Um glaubhaft zu machen, dass er für einen Neuanfang steht, hat López Obrador seine eigene Bewegung gegründet. Das hat funktioniert, in Mexiko nennen ihn manche inzwischen den "tropischen Messias". Umso spannender ist, welche Wahlversprechen er auch einlösen wird. Manche teure Reform wird sich noch irgendwie finanzieren lassen. Der Krieg gegen die Drogenkartelle aber, den noch Peña Nietos Vorgänger Felipe Calderón ausgerufen hatte, lässt sich kaum gewinnen. López Obrador glaubt, dass eine Amnestie für kleine und mittlere Drogendealer helfen könnte, Experten sind skeptischer.

Ähnlich schwierig dürfte der Kampf gegen die Korruption werden. Zumindest vorsichtige Zweifel sind erlaubt, dass López Obrador ihn ernsthaft kämpfen wird. Auf der Kandidatenliste seiner Bewegung für den Senat steht zum Beispiel Napoleón Gómez Urrutia. Als Anführer der Bergbaugewerkschaft soll er Millionenbeträge veruntreut haben. Schaden aber dürfte ihm das zunächst kaum, da neben der PRI auch die einzige etablierte Oppositionspartei PAN Skandale am Hals hat.
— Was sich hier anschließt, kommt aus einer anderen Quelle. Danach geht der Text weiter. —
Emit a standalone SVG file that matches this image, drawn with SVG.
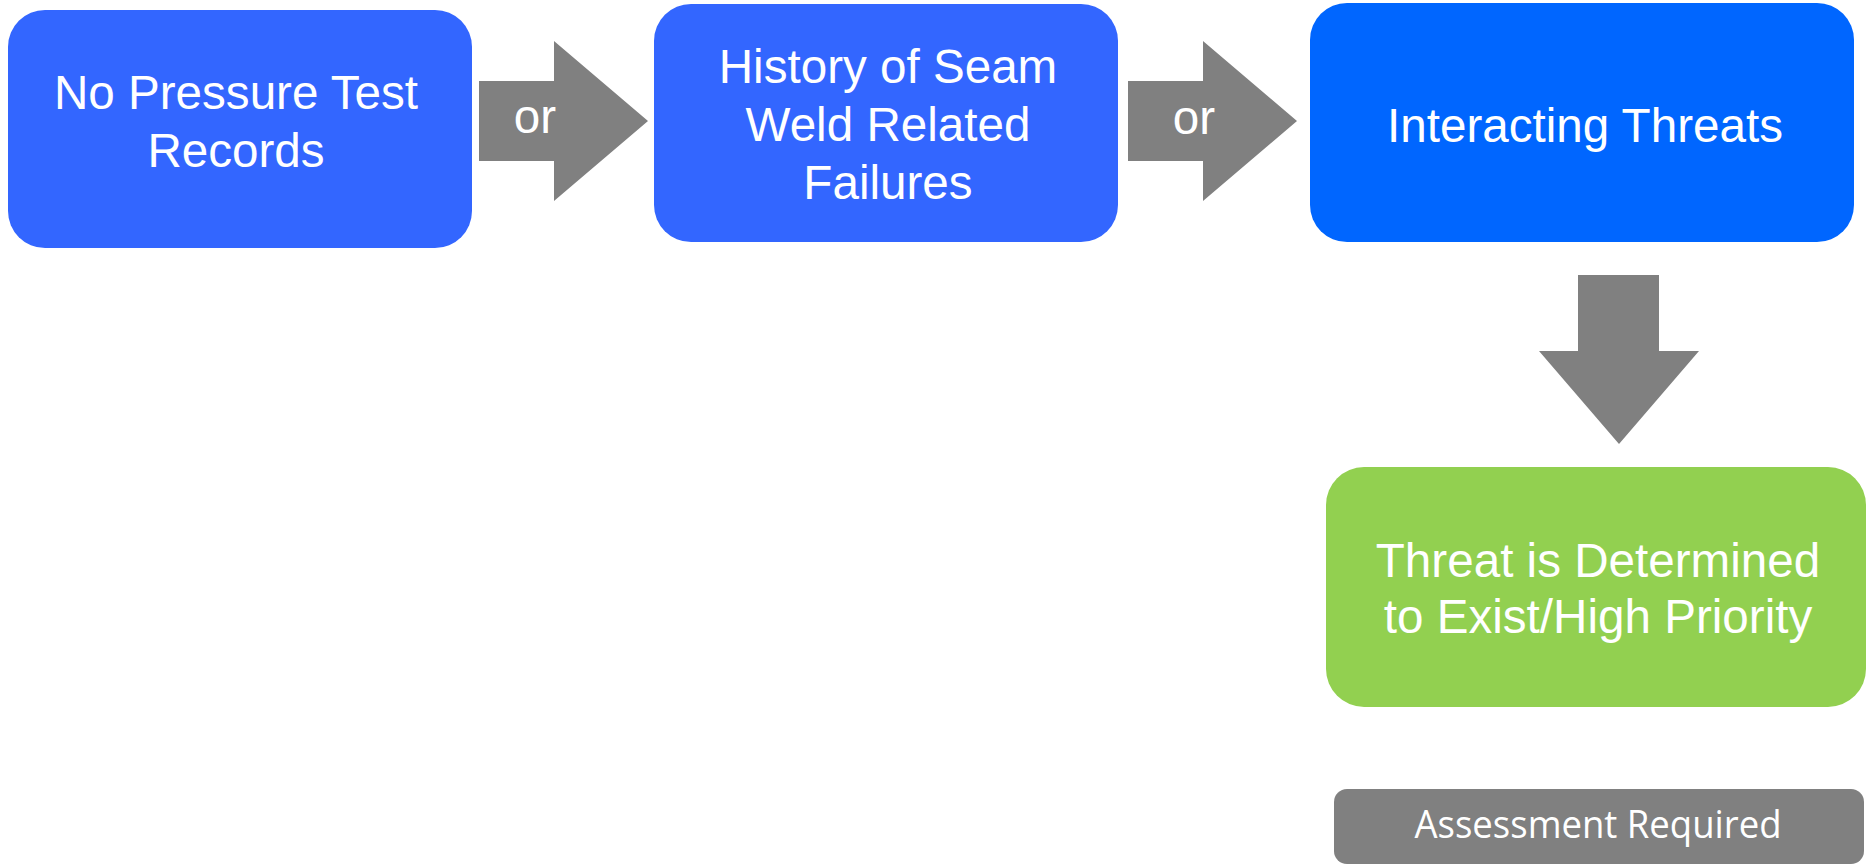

Alles deutet darauf hin, dass die Mexikaner einen radikalen Neubeginn wollen. "Und dafür", sagt die Architektin Illalil Amezcua, "ist López Obrador gerade die einzige Möglichkeit." Sie will ihm ihre Stimme geben - und sie hofft, dass er seine vielen Versprechen dann auch halten wird.